-------- Source data

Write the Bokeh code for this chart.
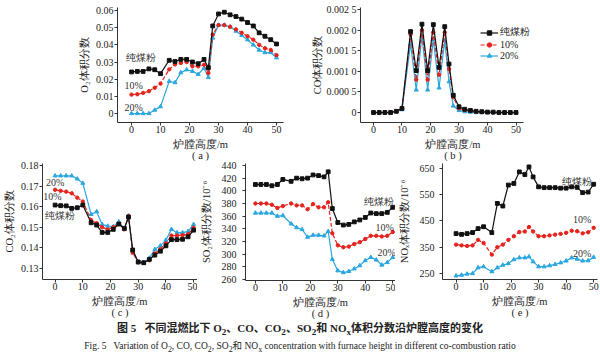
from bokeh.plotting import figure
from bokeh.layouts import column, row
from bokeh.models import FixedTicker, Legend, LegendItem, Label, Div, Range1d
from bokeh.embed import file_html
from bokeh.resources import INLINE

# ---------------- data ----------------
height_m = [0, 2, 4, 6, 8, 10, 13, 15, 17, 19, 21, 23, 25, 26.5, 28, 30, 32, 34, 36, 38, 40, 42, 44, 46, 48, 50]
series_names = ["纯煤粉", "10%", "20%"]

o2_coal = [0.0242, 0.0245, 0.0245, 0.026, 0.0255, 0.0232, 0.031, 0.0303, 0.0315, 0.0315, 0.030, 0.029, 0.0315, 0.0267,
           0.051, 0.058, 0.059, 0.0575, 0.0565, 0.055, 0.053, 0.051, 0.047, 0.045, 0.043, 0.0405]
o2_10 = [0.011, 0.0112, 0.012, 0.013, 0.015, 0.0174, 0.0257, 0.0286, 0.0294, 0.030, 0.0275, 0.0275, 0.0284, 0.0236,
         0.046, 0.0515, 0.0515, 0.0505, 0.049, 0.047, 0.045, 0.043, 0.040, 0.038, 0.037, 0.034]
o2_20 = [0.0, 0.0, 0.0, 0.0, 0.002, 0.004, 0.0188, 0.018, 0.0238, 0.0255, 0.0246, 0.0228, 0.0265, 0.021,
         0.044, 0.0515, 0.0515, 0.0505, 0.048, 0.0455, 0.043, 0.040, 0.037, 0.0355, 0.0355, 0.0325]

co_coal = [0, 0, 0, 0, 0.00003, 0.0001, 0.00197, 0.00102, 0.00215, 0.00102, 0.00214, 0.0011, 0.00209, 0.00118,
           0.00042, 0.00014, 0.00008, 0.00005, 0.00003, 0.00002, 0.00001, 0.00001, 0, 0, 0, 0]
co_10 = [0, 0, 0, 0, 0.00003, 0.00009, 0.0019, 0.0008, 0.002, 0.0008, 0.00195, 0.00092, 0.00195, 0.00106,
         0.00037, 0.0001, 0.00006, 0.00004, 0.00002, 0.00001, 0.00001, 0, 0, 0, 0, 0]
co_20 = [0, 0, 0, 0, 0.00002, 0.00007, 0.00167, 0.00055, 0.00187, 0.00055, 0.00177, 0.0006, 0.00175, 0.00075,
         0.00016, 0.00005, 0.00002, 0.00001, 0, 0, 0, 0, 0, 0, 0, 0]

co2_coal = [0.1608, 0.1605, 0.1604, 0.1592, 0.1595, 0.1608, 0.1522, 0.1511, 0.1475, 0.1475, 0.149, 0.1516, 0.1495, 0.155,
            0.139, 0.1332, 0.1328, 0.1344, 0.1365, 0.1384, 0.141, 0.144, 0.144, 0.1442, 0.1454, 0.1486]
co2_10 = [0.1682, 0.1677, 0.1673, 0.1665, 0.1644, 0.1625, 0.1535, 0.152, 0.150, 0.149, 0.150, 0.1516, 0.149, 0.1555,
          0.1376, 0.133, 0.1328, 0.134, 0.1373, 0.1394, 0.1422, 0.146, 0.146, 0.1462, 0.1466, 0.1498]
co2_20 = [0.175, 0.175, 0.175, 0.175, 0.1735, 0.1714, 0.1563, 0.1576, 0.1514, 0.1506, 0.1503, 0.1527, 0.149, 0.1555,
          0.139, 0.1328, 0.1328, 0.135, 0.1393, 0.141, 0.1438, 0.149, 0.1474, 0.1474, 0.148, 0.1514]

so2_coal = [410, 410, 410, 408, 410, 418, 415, 420, 419, 420, 425, 424, 422, 430,
            372, 350, 346, 347, 351, 354, 358, 365, 364, 364, 366, 374]
so2_10 = [380, 380, 380, 378, 373, 376, 380, 377, 377, 371, 379, 374, 374, 382,
          333, 314, 311, 312, 316, 319, 324, 329, 329, 328, 329, 335]
so2_20 = [365, 365, 365, 365, 360, 361, 348, 342, 339, 327, 330, 330, 329, 336,
          292, 274, 271, 273, 277, 282, 290, 295, 291, 283, 287, 295]

nox_coal = [402, 399, 402, 406, 421, 428, 406, 517, 507, 587, 593, 637, 627, 656,
            618, 580, 577, 577, 577, 575, 575, 580, 578, 558, 560, 590]
nox_10 = [360, 357, 355, 357, 378, 366, 322, 350, 360, 378, 392, 408, 410, 427,
          410, 392, 392, 395, 398, 401, 405, 413, 411, 403, 407, 424]
nox_20 = [241, 244, 248, 250, 272, 276, 257, 272, 282, 288, 303, 310, 310, 314,
          295, 276, 276, 280, 285, 291, 298, 310, 305, 298, 299, 312]

x_ticks = [0, 10, 20, 30, 40, 50]
o2_ticks = [0, 0.01, 0.02, 0.03, 0.04, 0.05, 0.06]
o2_labels = ["0", "0.01", "0.02", "0.03", "0.04", "0.05", "0.06"]
co_ticks = [0, 0.0005, 0.001, 0.0015, 0.002, 0.0025]
co_labels = ["0", "0.000 5", "0.001 0", "0.001 5", "0.002 0", "0.002 5"]
co2_ticks = [0.13, 0.14, 0.15, 0.16, 0.17, 0.18]
co2_labels = ["0.13", "0.14", "0.15", "0.16", "0.17", "0.18"]
so2_ticks = [260, 280, 300, 320, 340, 360, 380, 400, 420, 440]
nox_ticks = [250, 350, 450, 550, 650]

# ---------------- style ----------------
SERIF = "Liberation Serif"
BLACK = "#111111"
RED = "#e5231b"
BLUE = "#2aa7df"
AXIS = "#333333"


def make_fig(width, frame_h, xr, yr, mbl, mbr, mbt, mbb, ylabel, yticks, ylabels, tag,
             ystand, ylabstand=1, xbounds=None):
    p = figure(width=width, frame_height=frame_h, x_range=Range1d(*xr), y_range=Range1d(*yr),
               output_backend="svg", toolbar_location=None,
               min_border_left=mbl, min_border_right=mbr, min_border_top=mbt, min_border_bottom=mbb)
    p.outline_line_color = None
    p.grid.visible = False
    p.border_fill_color = None
    p.background_fill_color = None
    for ax in (p.xaxis[0], p.yaxis[0]):
        ax.axis_line_color = AXIS
        ax.axis_line_width = 1
        ax.major_tick_line_color = AXIS
        ax.major_tick_out = 3
        ax.major_tick_in = 0
        ax.minor_tick_line_color = None
        ax.major_label_text_font = SERIF
        ax.major_label_text_font_size = "10px"
        ax.major_label_text_color = "#222222"
        ax.major_label_text_line_height = 1.0
        ax.axis_label_text_font = SERIF
        ax.axis_label_text_font_size = "10.5px"
        ax.axis_label_text_font_style = "normal"
        ax.axis_label_text_color = "#222222"
        ax.axis_label_text_line_height = 1.05
    p.xaxis[0].major_label_standoff = 0
    p.xaxis[0].axis_label_standoff = 3
    p.yaxis[0].major_label_standoff = ylabstand
    p.yaxis[0].axis_label_standoff = ystand
    p.xaxis[0].ticker = FixedTicker(ticks=x_ticks)
    p.xaxis[0].axis_label = "炉膛高度/m\n" + tag
    if xbounds is not None:
        p.xaxis[0].bounds = xbounds
    p.yaxis[0].ticker = FixedTicker(ticks=yticks)
    if ylabels is not None:
        p.yaxis[0].major_label_overrides = {t: l for t, l in zip(yticks, ylabels)}
    p.yaxis[0].axis_label = ylabel
    return p


def add_series(p, ys):
    r3l = p.line(height_m, ys[2], color=BLUE, line_width=1.2)
    r3m = p.scatter(height_m, ys[2], marker="triangle", size=4.0, color=BLUE)
    r2l = p.line(height_m, ys[1], color=RED, line_width=1.2, line_dash="4 2")
    r2m = p.scatter(height_m, ys[1], marker="circle", size=3.4, color=RED)
    r1l = p.line(height_m, ys[0], color=BLACK, line_width=1.2)
    r1m = p.scatter(height_m, ys[0], marker="square", size=3.8, color=BLACK)
    return [[r1l, r1m], [r2l, r2m], [r3l, r3m]]


def add_text(p, x, y, text):
    p.add_layout(Label(x=x, y=y, text=text, text_font=SERIF, text_font_size="10px",
                       text_color="#333333", text_align="center", text_baseline="middle"))


# (a) O2  -- frame x 117..283, y 7..122
pa = make_fig(290, 115, (-4.83, 52.4), (-0.00524, 0.06175), 117, 7, 7, 38,
              "O₂体积分数", o2_ticks, o2_labels, "( a )", 3)
add_series(pa, [o2_coal, o2_10, o2_20])
add_text(pa, 3.1, 0.0327, series_names[0])
add_text(pa, 0.7, 0.0164, series_names[1])
add_text(pa, 0.7, 0.0036, series_names[2])

# (b) CO  -- frame x 360..545 (axis drawn to 522), y 7..122
pb = make_fig(310, 115, (-4.56, 60.35), (-0.000243, 0.002556), 70, 55, 7, 38,
              "CO体积分数", co_ticks, co_labels, "( b )", 1, xbounds=(-4.56, 52.5))
rb = add_series(pb, [co_coal, co_10, co_20])
leg = Legend(items=[LegendItem(label=series_names[i], renderers=rb[i]) for i in range(3)],
             location=(120, 61), orientation="vertical")
leg.padding = 0
leg.margin = 0
leg.spacing = 0
leg.label_height = 11
leg.glyph_height = 11
leg.glyph_width = 18
leg.label_standoff = 2
leg.label_text_font = SERIF
leg.label_text_font_size = "10px"
leg.label_text_color = "#222222"
leg.background_fill_alpha = 0
leg.border_line_alpha = 0
pb.add_layout(leg, "center")

# (c) CO2 -- frame x 37..197, y 165..281
pc = make_fig(197, 116, (-4.55, 51.4), (0.12466, 0.18097), 37, 0, 5, 38,
              "CO₂体积分数", co2_ticks, co2_labels, "( c )", 3)
add_series(pc, [co2_coal, co2_10, co2_20])
add_text(pc, 0.0, 0.1717, series_names[2])
add_text(pc, -1.0, 0.165, series_names[1])
add_text(pc, 1.8, 0.1557, series_names[0])

# (d) SO2 -- frame x 243..395, y 164..281
pd_ = make_fig(198, 117, (-3.6, 51.0), (258.5, 443.1), 46, 0, 4, 38,
               "SO₂体积分数/10⁻⁶", so2_ticks, None, "( d )", 7, ylabstand=6)
add_series(pd_, [so2_coal, so2_10, so2_20])
add_text(pd_, 45.0, 383.7, series_names[0])
add_text(pd_, 47.1, 341.4, series_names[1])
add_text(pd_, 47.8, 302.3, series_names[2])

# (e) NOx -- frame x 437..597, y 165..281
pe = make_fig(205, 116, (-4.93, 51.4), (227.1, 669.0), 42, 3, 5, 38,
              "NOₓ体积分数/10⁻⁶", nox_ticks, None, "( e )", 7, ylabstand=5)
add_series(pe, [nox_coal, nox_10, nox_20])
add_text(pe, 44.0, 600.5, series_names[0])
add_text(pe, 45.8, 455.7, series_names[1])
add_text(pe, 45.8, 326.0, series_names[2])

cap_cn = Div(text=("<div style=\"width:600px;text-align:center;font-family:'Liberation Serif','Noto Sans CJK SC',serif;"
                   "font-size:11px;font-weight:bold;color:#222;line-height:14px;padding-top:4px;\">"
                   "图 5&nbsp;&nbsp;&nbsp;不同混燃比下 O<sub>2</sub>、CO、CO<sub>2</sub>、SO<sub>2</sub>和 NO<sub>x</sub>"
                   "体积分数沿炉膛高度的变化</div>"),
             width=600, height=20, margin=(-4, 0, 0, 0))
cap_en = Div(text=("<div style=\"width:600px;text-align:center;font-family:'Liberation Serif','Noto Sans CJK SC',serif;"
                   "font-size:9.5px;color:#222;line-height:14px;\">"
                   "Fig. 5&nbsp;&nbsp;&nbsp;Variation of O<sub>2</sub>, CO, CO<sub>2</sub>, SO<sub>2</sub>和 NO<sub>x</sub> "
                   "concentration with furnace height in different co-combustion ratio</div>"),
             width=600, height=14, margin=0)

top_row = row(pa, pb, spacing=0)
bottom_row = row(pc, pd_, pe, spacing=0, margin=(-6, 0, 0, 0))
layout = column(top_row, bottom_row, cap_cn, cap_en, spacing=0)

open("out.html", "w").write(file_html(layout, INLINE))
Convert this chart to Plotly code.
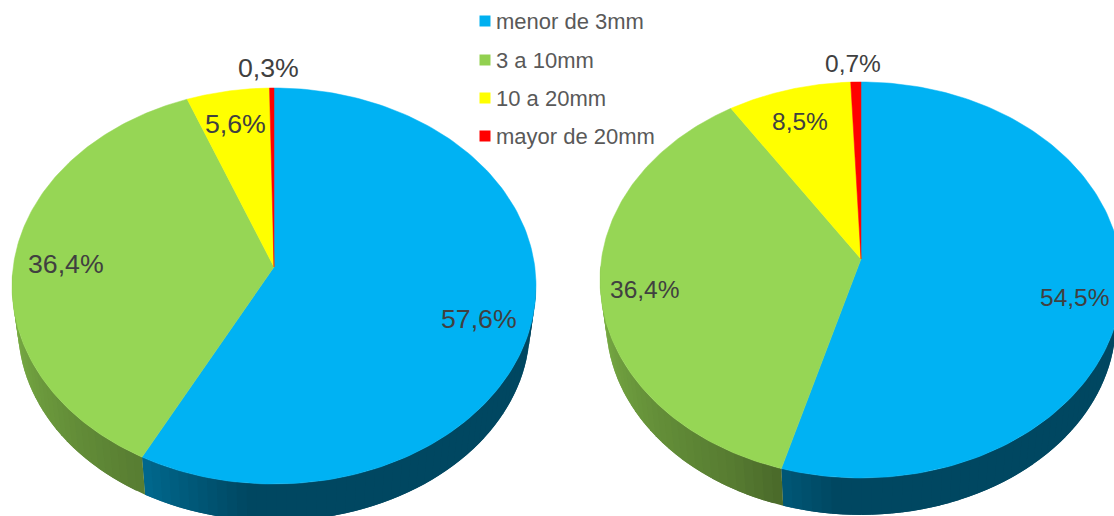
"""Two tilted 3D-look pie charts with a shared legend, drawn on a pixel-sized plane."""
import numpy as np
import plotly.graph_objects as go

categories = ["menor de 3mm", "3 a 10mm", "10 a 20mm", "mayor de 20mm"]
left_values = [57.6, 36.4, 5.6, 0.3]
right_values = [54.5, 36.4, 8.5, 0.7]
left_labels = ["57,6%", "36,4%", "5,6%", "0,3%"]
right_labels = ["54,5%", "36,4%", "8,5%", "0,7%"]
colors = ["#00b2f3", "#96d655", "#ffff00", "#ff0000"]
legend_colors = ["#00b0f0", "#92d050", "#ffff00", "#ff0000"]

WIDTH, HEIGHT = 1114, 516
DEPTH = 42
BOTTOM_SCALE = 0.977


def project(theta, cx, cy, a, b, p, scale=1.0, drop=0):
    """Clockwise degrees from the top to page position on a tilted disc."""
    rad = np.radians(theta)
    u, v = np.sin(rad), -np.cos(rad)
    w = 1 - p * v
    return cx + scale * a * u / w, cy + drop + scale * b * v / w


def wall_shade(theta):
    return np.interp(theta, [0, 185, 207, 270, 360], [0.4, 0.4, 0.58, 0.85, 0.85])


def darken(hex_color, factor):
    r, g, b = [int(hex_color[i:i + 2], 16) for i in (1, 3, 5)]
    return f"rgb({r * factor:.0f},{g * factor:.0f},{b * factor:.0f})"


def add_pie(fig, values, cx, cy, a, b, p):
    edges = np.cumsum([0] + values) / sum(values) * 360

    # side wall first, strips overlap the next one so no hairlines show between them
    for i, color in enumerate(colors):
        start, end = max(edges[i], 95), min(edges[i + 1], 268)
        if end <= start:
            continue
        steps = np.linspace(start, end, max(2, int((end - start) / 2) + 1))
        for t0, t1 in zip(steps[:-1], steps[1:]):
            thetas = np.linspace(t0, min(t1 + 2, end), 4)
            tx, ty = project(thetas, cx, cy, a, b, p)
            bx, by = project(thetas, cx, cy, a, b, p, BOTTOM_SCALE, DEPTH)
            fig.add_trace(go.Scatter(
                x=np.concatenate([tx, bx[::-1], tx[:1]]),
                y=np.concatenate([ty, by[::-1], ty[:1]]),
                mode="lines",
                fill="toself",
                fillcolor=darken(color, wall_shade((t0 + t1) / 2)),
                line=dict(width=0),
                hoverinfo="skip",
                showlegend=False,
            ))

    # top face
    for i, color in enumerate(colors):
        thetas = np.linspace(edges[i], edges[i + 1], 160)
        x, y = project(thetas, cx, cy, a, b, p)
        fig.add_trace(go.Scatter(
            x=np.concatenate([[cx], x, [cx]]),
            y=np.concatenate([[cy], y, [cy]]),
            mode="lines",
            fill="toself",
            fillcolor=color,
            line=dict(color=color, width=0.5),
            name=categories[i],
            hoverinfo="name",
            showlegend=False,
        ))


fig = go.Figure()
add_pie(fig, left_values, 274, 267, 260.8, 196.2, 0.096)
add_pie(fig, right_values, 861, 259, 259.5, 195.8, 0.106)

left_label_pos = [(479, 319), (66, 264), (235, 124), (268, 68)]
right_label_pos = [(1074, 297), (644, 289), (800, 121), (853, 63)]
annotations = []
for labels, places, size in [(left_labels, left_label_pos, 26.7), (right_labels, right_label_pos, 24.5)]:
    for text, (x, y) in zip(labels, places):
        annotations.append(dict(
            x=x, y=y, text=text, showarrow=False,
            font=dict(family="Liberation Sans", size=size, color="#404040"),
        ))

legend_y = [21, 60, 98, 136]
fig.add_trace(go.Scatter(
    x=[485] * 4,
    y=legend_y,
    mode="markers",
    marker=dict(symbol="square", size=11, color=legend_colors),
    hoverinfo="skip",
    showlegend=False,
))
for name, y in zip(categories, legend_y):
    annotations.append(dict(
        x=496, y=y, text=name, showarrow=False, xanchor="left", xshift=-2,
        font=dict(family="Liberation Sans", size=22, color="#595959"),
    ))

fig.update_layout(
    width=WIDTH,
    height=HEIGHT,
    margin=dict(l=0, r=0, t=0, b=0),
    paper_bgcolor="white",
    plot_bgcolor="white",
    annotations=annotations,
    xaxis=dict(range=[0, WIDTH], visible=False, fixedrange=True),
    yaxis=dict(range=[HEIGHT, 0], visible=False, fixedrange=True),
)

fig.write_html(
    "out.html",
    config={"displayModeBar": False},
    post_script="document.body.style.margin='0';",
)
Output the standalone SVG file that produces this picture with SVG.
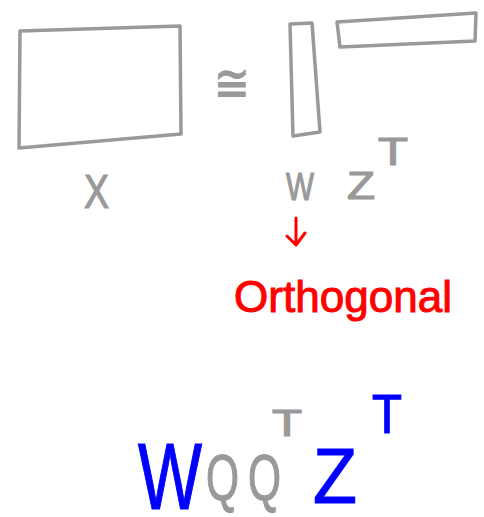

----------------

## Objective
Pull out every line above that holds the word "code".

## Complete answer
Write the Bokeh code for this chart.
Convert this chart to Plotly code.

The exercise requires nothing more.